Work to be completed
Transcribe the listing verbatim. Do not carry over any pictures.

Given information
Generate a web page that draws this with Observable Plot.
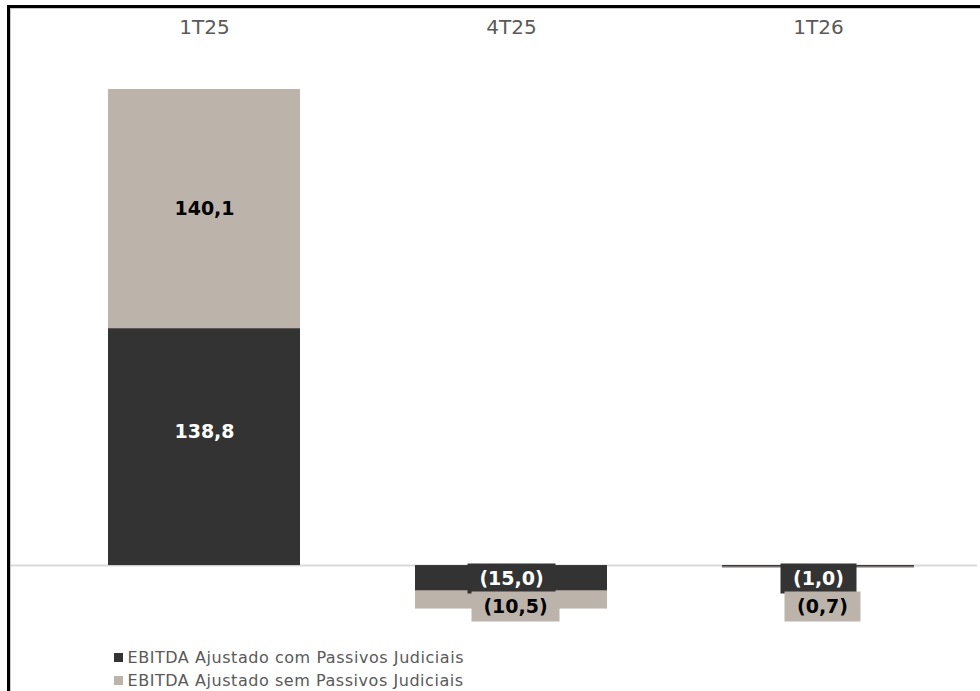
<!DOCTYPE html>
<html><head><meta charset="utf-8">
<script src="https://cdn.jsdelivr.net/npm/d3@7"></script>
<script src="https://cdn.jsdelivr.net/npm/@observablehq/plot@0.6"></script>
<style>
html,body{margin:0;padding:0;background:#fff;}
#wrap{position:relative;width:980px;height:691px;overflow:hidden;background:#fff;font-family:"DejaVu Sans",Verdana,sans-serif;}
#bl{position:absolute;left:7px;top:5px;width:3px;height:686px;background:#000;}
#bt{position:absolute;left:7px;top:5px;width:973px;height:3px;background:#000;}
#gl{position:absolute;left:10px;top:8px;width:1px;height:683px;background:#c8c8c8;}
#gt{position:absolute;left:10px;top:8px;width:970px;height:1px;background:#c8c8c8;}
#chart{position:absolute;left:0;top:0;}
#legend{position:absolute;left:114px;top:646px;font-size:16px;letter-spacing:0.55px;color:#595959;line-height:23px;}
.item{display:flex;align-items:center;white-space:nowrap;}
.sw{width:8.5px;height:8.5px;margin-right:5px;flex:none;}
</style></head><body>
<div id="wrap"><div id="chart"></div><div id="gl"></div><div id="gt"></div><div id="bl"></div><div id="bt"></div><div id="legend"></div></div>
<script>
const categories = ["1T25", "4T25", "1T26"];
const seriesNames = ["EBITDA Ajustado com Passivos Judiciais", "EBITDA Ajustado sem Passivos Judiciais"];
const comValues = [138.8, -15.0, -1.0];
const semValues = [140.1, -10.5, -0.7];
const seriesColors = ["#333333", "#bcb4ab"];
const labelColors = ["#ffffff", "#000000"];

const fmt = v => { const s = Math.abs(v).toFixed(1).replace(".", ","); return v < 0 ? `(${s})` : s; };

const rows = categories.flatMap((c, i) => [
  {category: c, series: seriesNames[0], s: 0, value: comValues[i]},
  {category: c, series: seriesNames[1], s: 1, value: semValues[i]}
]);

const boxSymbol = {
  draw(ctx, size) {
    const len = Math.sqrt(size / Math.PI);
    const w = 12 * len + 16, h = 30;
    ctx.moveTo(-w / 2, -h / 2);
    ctx.lineTo(w / 2, -h / 2);
    ctx.lineTo(w / 2, h / 2);
    ctx.lineTo(-w / 2, h / 2);
    ctx.closePath();
  }
};

const negDark = rows.filter(d => d.value < 0 && d.s === 0);
const negTan = rows.filter(d => d.value < 0 && d.s === 1);
const labelFont = {fontSize: 19, fontWeight: "bold", fontFamily: "'DejaVu Sans', Verdana, sans-serif"};

const chart = Plot.plot({
  width: 980,
  height: 640,
  marginTop: 68,
  marginBottom: 6,
  marginLeft: 10,
  marginRight: 3,
  style: {fontFamily: "'DejaVu Sans', Verdana, sans-serif", background: "transparent", overflow: "visible"},
  x: {domain: categories, range: [107.5, 914], paddingInner: 0.375, paddingOuter: 0, axis: null},
  y: {domain: [-40.4, 291.2], axis: null},
  r: {type: "identity"},
  color: {domain: seriesNames, range: seriesColors},
  marks: [
    Plot.ruleY([0], {stroke: "#d9d9d9", strokeWidth: 2}),
    Plot.barY(rows, {x: "category", y: "value", fill: "series"}),
    Plot.text(categories, {x: d => d, frameAnchor: "top", lineAnchor: "middle", dy: -41, fontSize: 20, fill: "#595959"}),
    // positive labels (stack midpoints)
    Plot.text(rows, Plot.filter(d => d.value > 0 && d.s === 0,
      Plot.stackY({x: "category", y: "value", z: "series", text: d => fmt(d.value), fill: labelColors[0], dy: -15, ...labelFont}))),
    Plot.text(rows, Plot.filter(d => d.value > 0 && d.s === 1,
      Plot.stackY({x: "category", y: "value", z: "series", text: d => fmt(d.value), fill: labelColors[1], ...labelFont}))),
    // negative labels with boxes
    Plot.dot(negDark, {x: "category", y: 0, dy: 13, r: d => fmt(d.value).length, symbol: boxSymbol, fill: seriesColors[0], stroke: "none"}),
    Plot.text(negDark, {x: "category", y: 0, dy: 13, text: d => fmt(d.value), fill: labelColors[0], ...labelFont}),
    Plot.dot(negTan, {x: "category", y: 0, dy: 41, dx: 4, r: d => fmt(d.value).length, symbol: boxSymbol, fill: seriesColors[1], stroke: "none"}),
    Plot.text(negTan, {x: "category", y: 0, dy: 41, dx: 4, text: d => fmt(d.value), fill: labelColors[1], ...labelFont})
  ]
});
document.getElementById("chart").appendChild(chart);

const legend = document.getElementById("legend");
seriesNames.forEach((name, i) => {
  const item = document.createElement("div");
  item.className = "item";
  const sw = document.createElement("span");
  sw.className = "sw";
  sw.style.background = seriesColors[i];
  const t = document.createElement("span");
  t.textContent = name;
  item.appendChild(sw);
  item.appendChild(t);
  legend.appendChild(item);
});
</script>
</body></html>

Exercise response
Generate a web page that draws this with Observable Plot.
<!DOCTYPE html>
<html><head><meta charset="utf-8">
<script src="https://cdn.jsdelivr.net/npm/d3@7"></script>
<script src="https://cdn.jsdelivr.net/npm/@observablehq/plot@0.6"></script>
<style>
html,body{margin:0;padding:0;background:#fff;}
#wrap{position:relative;width:980px;height:691px;overflow:hidden;background:#fff;font-family:"DejaVu Sans",Verdana,sans-serif;}
#bl{position:absolute;left:7px;top:5px;width:3px;height:686px;background:#000;}
#bt{position:absolute;left:7px;top:5px;width:973px;height:3px;background:#000;}
#gl{position:absolute;left:10px;top:8px;width:1px;height:683px;background:#c8c8c8;}
#gt{position:absolute;left:10px;top:8px;width:970px;height:1px;background:#c8c8c8;}
#chart{position:absolute;left:0;top:0;}
#legend{position:absolute;left:114px;top:646px;font-size:16px;letter-spacing:0.55px;color:#595959;line-height:23px;}
.item{display:flex;align-items:center;white-space:nowrap;}
.sw{width:8.5px;height:8.5px;margin-right:5px;flex:none;}
</style></head><body>
<div id="wrap"><div id="chart"></div><div id="gl"></div><div id="gt"></div><div id="bl"></div><div id="bt"></div><div id="legend"></div></div>
<script>
const categories = ["1T25", "4T25", "1T26"];
const seriesNames = ["EBITDA Ajustado com Passivos Judiciais", "EBITDA Ajustado sem Passivos Judiciais"];
const comValues = [138.8, -15.0, -1.0];
const semValues = [140.1, -10.5, -0.7];
const seriesColors = ["#333333", "#bcb4ab"];
const labelColors = ["#ffffff", "#000000"];

const fmt = v => { const s = Math.abs(v).toFixed(1).replace(".", ","); return v < 0 ? `(${s})` : s; };

const rows = categories.flatMap((c, i) => [
  {category: c, series: seriesNames[0], s: 0, value: comValues[i]},
  {category: c, series: seriesNames[1], s: 1, value: semValues[i]}
]);

const boxSymbol = {
  draw(ctx, size) {
    const len = Math.sqrt(size / Math.PI);
    const w = 12 * len + 16, h = 30;
    ctx.moveTo(-w / 2, -h / 2);
    ctx.lineTo(w / 2, -h / 2);
    ctx.lineTo(w / 2, h / 2);
    ctx.lineTo(-w / 2, h / 2);
    ctx.closePath();
  }
};

const negDark = rows.filter(d => d.value < 0 && d.s === 0);
const negTan = rows.filter(d => d.value < 0 && d.s === 1);
const labelFont = {fontSize: 19, fontWeight: "bold", fontFamily: "'DejaVu Sans', Verdana, sans-serif"};

const chart = Plot.plot({
  width: 980,
  height: 640,
  marginTop: 68,
  marginBottom: 6,
  marginLeft: 10,
  marginRight: 3,
  style: {fontFamily: "'DejaVu Sans', Verdana, sans-serif", background: "transparent", overflow: "visible"},
  x: {domain: categories, range: [107.5, 914], paddingInner: 0.375, paddingOuter: 0, axis: null},
  y: {domain: [-40.4, 291.2], axis: null},
  r: {type: "identity"},
  color: {domain: seriesNames, range: seriesColors},
  marks: [
    Plot.ruleY([0], {stroke: "#d9d9d9", strokeWidth: 2}),
    Plot.barY(rows, {x: "category", y: "value", fill: "series"}),
    Plot.text(categories, {x: d => d, frameAnchor: "top", lineAnchor: "middle", dy: -41, fontSize: 20, fill: "#595959"}),
    // positive labels (stack midpoints)
    Plot.text(rows, Plot.filter(d => d.value > 0 && d.s === 0,
      Plot.stackY({x: "category", y: "value", z: "series", text: d => fmt(d.value), fill: labelColors[0], dy: -15, ...labelFont}))),
    Plot.text(rows, Plot.filter(d => d.value > 0 && d.s === 1,
      Plot.stackY({x: "category", y: "value", z: "series", text: d => fmt(d.value), fill: labelColors[1], ...labelFont}))),
    // negative labels with boxes
    Plot.dot(negDark, {x: "category", y: 0, dy: 13, r: d => fmt(d.value).length, symbol: boxSymbol, fill: seriesColors[0], stroke: "none"}),
    Plot.text(negDark, {x: "category", y: 0, dy: 13, text: d => fmt(d.value), fill: labelColors[0], ...labelFont}),
    Plot.dot(negTan, {x: "category", y: 0, dy: 41, dx: 4, r: d => fmt(d.value).length, symbol: boxSymbol, fill: seriesColors[1], stroke: "none"}),
    Plot.text(negTan, {x: "category", y: 0, dy: 41, dx: 4, text: d => fmt(d.value), fill: labelColors[1], ...labelFont})
  ]
});
document.getElementById("chart").appendChild(chart);

const legend = document.getElementById("legend");
seriesNames.forEach((name, i) => {
  const item = document.createElement("div");
  item.className = "item";
  const sw = document.createElement("span");
  sw.className = "sw";
  sw.style.background = seriesColors[i];
  const t = document.createElement("span");
  t.textContent = name;
  item.appendChild(sw);
  item.appendChild(t);
  legend.appendChild(item);
});
</script>
</body></html>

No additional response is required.